For instance, Melton said, she asked her Leader what it was that she had always dreamed of being as a little girl. The woman had always wanted to be a teacher.
But there’s more to meeting a goal than just identifying it. Navigating the world of the middle class is a challenge in itself, and that’s where the Circle Allies come in. After hearing her Leader’s childhood dream, Melton marched over to Haywood Community College and secured a full scholarship. She talked to Haywood County Schools about finding her a teaching assistant job and got some information about teaching programs at Western Carolina University, where she could complete the path.
“You’re just not giving them money,” Melton said, clarifying that Circle Leaders don’t receive any financial assistance from the program. “You’re giving them knowledge and information and support. The thing is if you or I needed something, we would probably know exactly who to go to to ask for whatever it was we needed. And if we didn’t know that person, we would know somebody who did know that person. These people don’t know how to do that.”
Circles connects them with people in the know, teaches them how to interview for jobs, how to dress. All those skills that middle-class people often absorb from those around them that are harder for people in poverty to come by.
“The whole purpose of it is to provide a network, kind of like a safety net, around those in poverty so when something horrible happens they’re not completely knocked off their feet,” Williams said.
Even with just a little over a year under its belt, the Haywood program has already seen some results. Two of the 14 graduated Circle Leaders have been able to purchase cars. An elderly Leader discovered that he could make money as an artist and is now debt-free through selling decoratively painted saws. Real change is happening.
Across the county line
But it wasn’t long before Melton, who grew up in Sylva, began looking back across the county line. She soon found that Jackson County has poverty statistics even more startling than Haywood’s. In Jackson County, 19.5 percent of residents live below the poverty line, compared to 14.2 percent in Haywood and 16.8 percent statewide, according to the U.S. Census Bureau’s 2011 estimate.
“I just saw a real need,” Melton said.
This winter, she began rallying the troops to get the necessary momentum to launch a Circles program in Jackson County. It’s a lot of work — there’s plenty more to getting a program started than finding some volunteers to serve as allies. In fact, the yet-to-be-launched Jackson Circles initiative has five separate committees, each with a different goal.
“We basically need to have a strong infrastructure with the strong guiding coalition, which is the group of people who spearhead in moving it forward and making sure everything is in place,” said Millie Hershenson, Circles of Hope coordinator with Mountain Projects.
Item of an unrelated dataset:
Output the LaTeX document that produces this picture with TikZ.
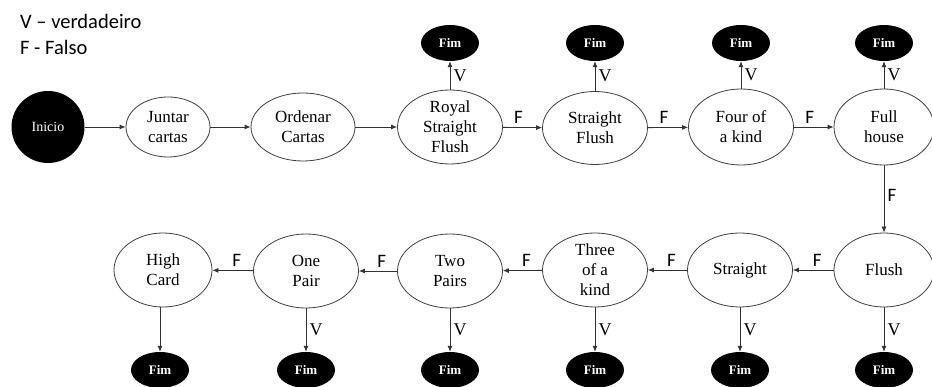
\documentclass[tikz,border=0pt]{standalone}
\usepackage{fontspec}
\setmainfont{Liberation Serif}
\newfontfamily\legendfont{Carlito}
\usetikzlibrary{shapes.geometric,arrows.meta}
\begin{document}
\begin{tikzpicture}[x=1pt,y=-1pt,
  st/.style={ellipse,draw=black!75,line width=0.8pt,fill=white,inner sep=0pt,
    minimum width=105pt,minimum height=74pt,align=center,font=\fontsize{17}{20}\selectfont},
  fim/.style={ellipse,fill=black,text=white,inner sep=0pt,minimum width=58pt,minimum height=36pt,
    font=\fontsize{13}{14}\selectfont\bfseries},
  arr/.style={draw=black!80,line width=0.8pt,-{Latex[length=6pt,width=5pt]}},
  lab/.style={font=\legendfont\fontsize{19}{20}\selectfont},
  leg/.style={font=\legendfont\fontsize{20.5}{22}\selectfont},
  vlab/.style={font=\fontsize{18}{20}\selectfont}]
\useasboundingbox (0,0) rectangle (932,387);
% legend
\node[leg,anchor=base west,inner sep=0pt] (l1) at (20,29) {V – verdadeiro};
\node[leg,anchor=base west,inner sep=0pt] (l2) at (20,55) {F - Falso};
% top row
\node[ellipse,fill=black,text=white,minimum width=73pt,minimum height=72pt,inner sep=0pt,
  font=\fontsize{14}{16}\selectfont] (ini) at (48,127) {Inicio};
\node[st,minimum width=84pt,minimum height=60pt] (jun) at (168,127) {Juntar\\cartas};
\node[st,minimum width=104pt,minimum height=68pt] (ord) at (303,127) {Ordenar\\Cartas};
\node[st] (rsf) at (450,127) {Royal\\Straight\\Flush};
\node[st,minimum height=73pt] (sf) at (595,128) {Straight\\Flush};
\node[st,minimum height=76pt] (fok) at (741,127) {Four of\\a kind};
\node[st,minimum width=100pt,minimum height=76pt] (fh) at (884,127) {Full\\house};
% top Fim
\node[fim] (f1) at (450,43) {Fim};
\node[fim] (f2) at (595,43) {Fim};
\node[fim] (f3) at (741,43) {Fim};
\node[fim] (f4) at (884,43) {Fim};
% bottom row
\node[st,minimum width=100pt] (fl) at (884,270) {Flush};
\node[st] (str) at (740,270) {Straight};
\node[st] (tok) at (595,270) {Three\\of a\\kind};
\node[st] (tp) at (450,271) {Two\\Pairs};
\node[st] (op) at (306,271) {One\\Pair};
\node[st,minimum width=98pt] (hc) at (163,270) {High\\Card};
% bottom Fim
\node[fim] (b1) at (160,370) {Fim};
\node[fim] (b2) at (306,370) {Fim};
\node[fim] (b3) at (450,370) {Fim};
\node[fim] (b4) at (595,370) {Fim};
\node[fim] (b5) at (740,370) {Fim};
\node[fim] (b6) at (884,370) {Fim};
% top connectors
\draw[arr] (ini) -- (jun);
\draw[arr] (jun) -- (ord);
\draw[arr] (ord) -- (rsf);
\draw[arr] (rsf) -- node[lab,above,pos=0.4] (F1) {F} (sf);
\draw[arr] (sf) -- node[lab,above,pos=0.4] (F2) {F} (fok);
\draw[arr] (fok) -- node[lab,above,pos=0.4] (F3) {F} (fh);
\draw[arr] (rsf) -- node[vlab,right] (V1) {V} (f1);
\draw[arr] (sf) -- node[vlab,right] (V2) {V} (f2);
\draw[arr] (fok) -- node[vlab,right] (V3) {V} (f3);
\draw[arr] (fh) -- node[vlab,right] (V4) {V} (f4);
\draw[arr] (fh) -- node[lab,right,pos=0.45] (F4) {F} (fl);
% bottom connectors
\draw[arr] (fl) -- node[lab,above,pos=0.4] (F5) {F} (str);
\draw[arr] (str) -- node[lab,above,pos=0.4] (F6) {F} (tok);
\draw[arr] (tok) -- node[lab,above,pos=0.4] (F7) {F} (tp);
\draw[arr] (tp) -- node[lab,above,pos=0.4] (F8) {F} (op);
\draw[arr] (op) -- node[lab,above,pos=0.4] (F9) {F} (hc);
\draw[arr] (b1.north |- hc.south) -- (b1);
\draw[arr] (op) -- node[vlab,right] (V5) {V} (b2);
\draw[arr] (tp) -- node[vlab,right] (V6) {V} (b3);
\draw[arr] (tok) -- node[vlab,right] (V7) {V} (b4);
\draw[arr] (str) -- node[vlab,right] (V8) {V} (b5);
\draw[arr] (fl) -- node[vlab,right] (V9) {V} (b6);
\end{tikzpicture}
\end{document}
There’s the community team, which is in charge of finding a place to meet and volunteers to provide meals and childcare for every week of the coming year. The resource team writes grants and solicits donations from churches and businesses. The recruitment team tries to find Circle Allies and Leaders, and the big-view team works on addressing all those challenges inherent to combating poverty. They look for people who can provide workshops on skills such as budgeting and interviewing, lining up a weekly class intended to give Circle Leaders the tools they need to succeed.
“These teams are already in place,” Melton said. “These people are already meeting, they’re already working.”
So it’s happening. The ducks are in a row and the people in place, but the success of the program will depend on how many Circle Allies it can recruit — typically, there are more Circle Leader applicants than there are Allies to match them with — and what kind of volunteer service the planners can scare up to pitch in by cooking meals, watching children and providing buildings for the weekly meetings.
But for those who have seen the program’s results already, nothing could be farther from the definition of “work.”
“I think I get more from these people than I give,” Melton said. “I think most Allies would tell you the same thing.”
“You start understanding how blessed you have been because of circumstances that have favored you and helped you get to where you are,” agreed Williams, who leads the Haywood Circles initiative. “It gives me a new perception of someone who’s in poverty and what they’re like. They’re no different than you and I as far as human want and often not too much different from us in terms of who they are and what they believe.”
Which is the real magic of the Circles program: it brings people from opposite ends of the socioeconomic scale together as equals to solve the problem of poverty. The work is expanding in Western North Carolina, and Melton can’t wait to see it grow.
“It’s really, truly been a God thing,” she said. “It’s an amazing program and I really want to see it be successful in Jackson County.”
Become an Ally
A six-hour training on Saturday, July 26 will give people interested in partnering with those in poverty the information they need to become a Circles Ally. The morning session, beginning at 10 a.m., will include a sit-down training to talk about what, exactly, the Circles program is, and after lunch future Allies will participate in poverty simulation scenarios.
The scenarios are intended to help Allies understand what poverty feels like in the real world. What, for instance, would you do if you couldn’t cash a check because you didn’t have a bank account? Or how would you decide what to sell at the pawn shop to cover a looming bill?
“It helps people think about the harsh realities of poverty,” said Millie Hershenson, Circles of Hope coordinator for Mountain Projects Community Action Agency.
Those who have served as Allies already give the program their wholehearted approval and say that the main limit to its success is the number of people willing to serve as Allies. The commitment involves a two-hour weekly meeting with other Allies and Leaders in the Circles group for one year and a willingness to help the assigned Leader navigate the obstacles he or she will undoubtedly face in getting out of poverty.
But, says Haywood County lead organizer Monty Williams, the responsibility is completely worth it.
“Being an Ally is not such a horrible obligation,” he said. “It’s actually a wonderful opportunity.”